Mr Maudsley says farmers sustainably produce the great food and fibre consumers demand by managing vegetation on their land and he adds farmers love and care for their land.
“They just want fair and workable laws so we can grow more food, create jobs and look after the environment without being strangled by red tape. The laws won’t achieve that balance and will instead make it harder for farmers to do our job and make it harder to maintain healthy, productive and biodiverse landscapes.”
“The scrapping of the high value agriculture process will stop new and sustainable development opportunities, particularly in the north, where people are crying out for new jobs.”

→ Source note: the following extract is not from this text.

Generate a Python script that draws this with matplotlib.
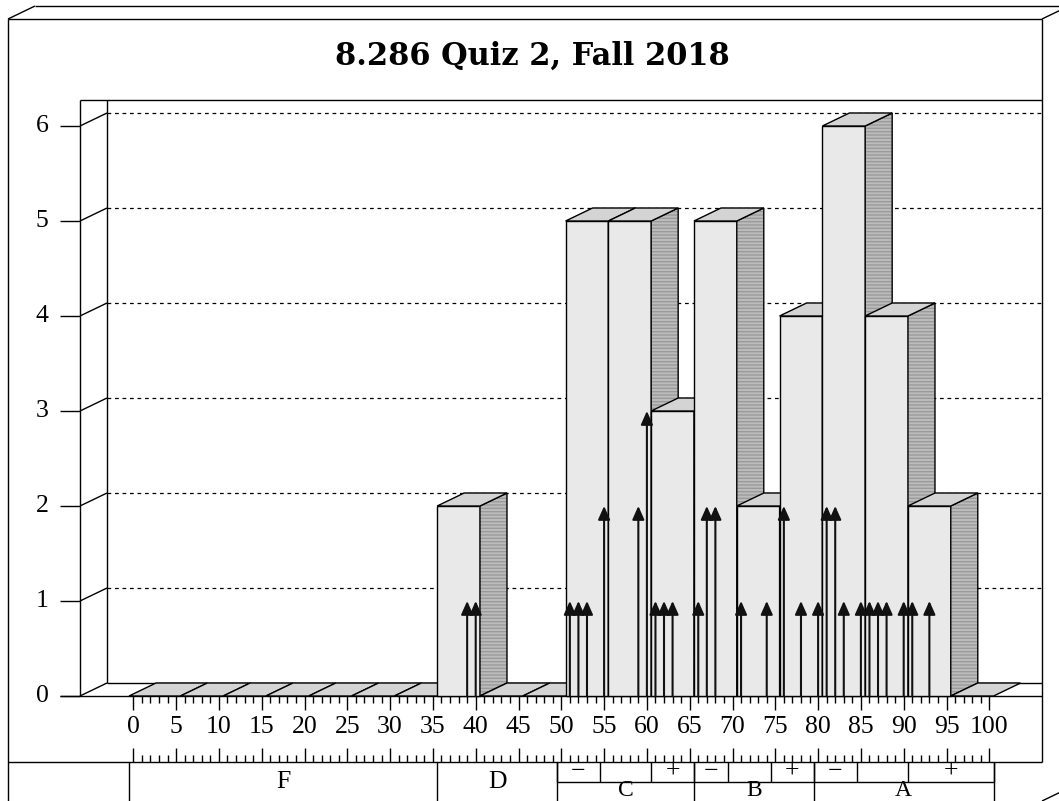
import numpy as np
import matplotlib
matplotlib.use("Agg")
import matplotlib.pyplot as plt
from matplotlib.patches import Polygon

# individual scores (arrows) and how many students got each
scores = [39, 40, 51, 52, 53, 55, 59, 60, 61, 62, 63, 66, 67, 68, 71, 74,
          76, 78, 80, 81, 82, 83, 85, 86, 87, 88, 90, 91, 93]
counts = [1, 1, 1, 1, 1, 2, 2, 3, 1, 1, 1, 1, 2, 2, 1, 1,
          2, 1, 1, 2, 2, 1, 1, 1, 1, 1, 1, 1, 1]

# histogram bins (5 points wide)
bin_edges = [-0.5, 5.5, 10.5, 15.5, 20.5, 25.5, 30.5, 35.5, 40.5, 45.5, 50.5,
             55.5, 60.5, 65.5, 70.5, 75.5, 80.5, 85.5, 90.5, 95.5, 100.5]

# grade scale under the axis
grade_letters = ["F", "D", "C", "B", "A"]
grade_edges = [-0.5, 35.5, 49.5, 65.5, 79.5, 100.5]
sub_edges = [49.5, 54.5, 60.5, 65.5, 69.5, 74.5, 79.5, 84.5, 90.5, 100.5]
sub_marks = ["\u2212", "", "+", "\u2212", "", "+", "\u2212", "", "+"]

x_ticks = list(range(0, 101, 5))
y_ticks = [0, 1, 2, 3, 4, 5, 6]
title = "8.286 Quiz 2, Fall 2018"

heights, _ = np.histogram(scores, bins=bin_edges, weights=counts)

# ---- layout (pixels) ----
W, H = 1059, 801
X0, SX = 133.3, 8.56      # pixel of score 0, pixels per point
Y0, SY = 696.0, 95.0      # pixel of count 0, pixels per student


def ux(px):
    return (px - X0) / SX


def uy(py):
    return (Y0 - py) / SY


DX = 27 / SX   # depth offset
DY = 13 / SY

fig = plt.figure(figsize=(W / 100, H / 100), dpi=100)
ax = fig.add_axes([0, 0, 1, 1])
ax.set_xlim(ux(0), ux(W))
ax.set_ylim(uy(H), uy(0))
ax.axis("off")

LW = 1.0
K = "black"
serif = "Liberation Serif"
FS = 18.5


def line(xs, ys, **kw):
    kw.setdefault("color", K)
    kw.setdefault("lw", LW)
    ax.plot(xs, ys, solid_capstyle="butt", **kw)


# outer frame
line([ux(8), ux(8)], [uy(19), uy(H + 5)])
line([ux(8), ux(1042)], [uy(19), uy(19)])
line([ux(1042), ux(1042)], [uy(19), uy(762)])
line([ux(8), ux(35)], [uy(19), uy(6)])
line([ux(35), ux(W + 5)], [uy(6), uy(6)])
line([ux(1042), ux(1069)], [uy(19), uy(6)])
line([ux(1042), ux(1069)], [uy(801), uy(788)])
line([ux(8), ux(1042)], [uy(762), uy(762)])

ax.text(ux(532), uy(56), title, ha="center", va="center", fontsize=22,
        fontweight="bold", family="DejaVu Serif")

# chart box: left wall, top, floor
left_f, left_b, right = ux(80), ux(107), ux(1042)
top = uy(100)
line([left_f, left_f], [top, 0])
line([left_b, left_b], [top, DY])
line([left_f, right], [top, top])
line([ux(60), right], [0, 0])

for v in y_ticks:
    line([ux(60), left_f], [v, v])
    line([left_f, left_b], [v, v + DY])
    if v == 0:
        line([left_b, right], [DY, DY])
    else:
        line([left_b, right], [v + DY, v + DY], ls=(0, (3, 3)), lw=0.9)
    ax.text(ux(42), v, str(v), ha="center", va="center", fontsize=FS,
            family=serif)

# bars, drawn left to right so later ones hide earlier side faces
FRONT, TOP, SIDE = "#e9e9e9", "#d4d4d4", "#bcbcbc"
for a, b, h in zip(bin_edges[:-1], bin_edges[1:], heights):
    if h > 0:
        ax.add_patch(Polygon([(a, 0), (b, 0), (b, h), (a, h)], closed=True,
                             fc=FRONT, ec=K, lw=LW, zorder=3))
        ax.add_patch(Polygon([(b, 0), (b + DX, DY), (b + DX, h + DY), (b, h)],
                             closed=True, fc=SIDE, ec="#9a9a9a", lw=0,
                             hatch="-----", zorder=3))
        ax.add_patch(Polygon([(b, 0), (b + DX, DY), (b + DX, h + DY), (b, h)],
                             closed=True, fill=False, ec=K, lw=LW, zorder=3))
    ax.add_patch(Polygon([(a, h), (b, h), (b + DX, h + DY), (a + DX, h + DY)],
                         closed=True, fc=TOP, ec=K, lw=LW, zorder=3))

# one arrow per score, as tall as the number of students
for s, c in zip(scores, counts):
    ax.annotate("", xy=(s, c), xytext=(s, 0), zorder=5,
                arrowprops=dict(arrowstyle="-|>,head_length=0.45,head_width=0.2",
                                mutation_scale=18, color="#111111", lw=1.5,
                                shrinkA=0, shrinkB=0))

# rulers
r2 = uy(762)
for t in range(0, 101):
    big = t % 5 == 0
    ln = (14 if big else 7) / SY
    line([t, t], [0, -ln], zorder=4)
    line([t, t], [r2, r2 + ln])
for t in x_ticks:
    ax.text(t, uy(727), str(t), ha="center", va="center", fontsize=FS,
            family=serif)

# grade table
bottom = uy(H + 5)
for e in grade_edges:
    line([e, e], [r2, bottom])
for e in sub_edges:
    line([e, e], [r2, uy(782)])
line([sub_edges[0], sub_edges[-1]], [uy(782), uy(782)])
for m, a, b in zip(sub_marks, sub_edges[:-1], sub_edges[1:]):
    if m:
        ax.text((a + b) / 2, uy(772), m, ha="center", va="center",
                fontsize=FS, family=serif)
for i, g in enumerate(grade_letters):
    a, b = grade_edges[i], grade_edges[i + 1]
    yy = uy(782) if g in ("F", "D") else uy(791)
    ax.text((a + b) / 2, yy, g, ha="center", va="center",
            fontsize=FS if g in ("F", "D") else 17, family=serif)

fig.savefig("out.png", dpi=100)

Mr Maudsley says the Queensland Government’s own figures showed just 0.23 per cent of the state was being cleared and that didn’t take into account how much vegetation was growing at the same time.
“AgForce has always said we are willing to engage in a science and evidence-based process on this issue, which means looking at all the facts, including how much vegetation has regrown and why vegetation is being managed, not just how much has been cleared,” he said.
“Farmers on the ground can point to parts of their properties where trees and shrubs are thicker than ever and are rapidly encroaching on the semi-open woodlands and naturally open grasslands where cattle and sheep graze.
“Unmanaged vegetation doesn’t deliver the best environmental outcomes and reduces the ability of farmers to grow food for their family and yours.”
Mr Maudsley said the flawed laws introduced this week are worse than those quite rightly rejected by the last Queensland Parliament and should be rejected again.
“The legislation that was introduced today includes interim codes that come into place tomorrow morning,” he said.
“There are currently no guidelines or support available to producers to understand their obligations within the interim codes, so what confidence can we have in this Government to support Queensland’s fastest growing industry?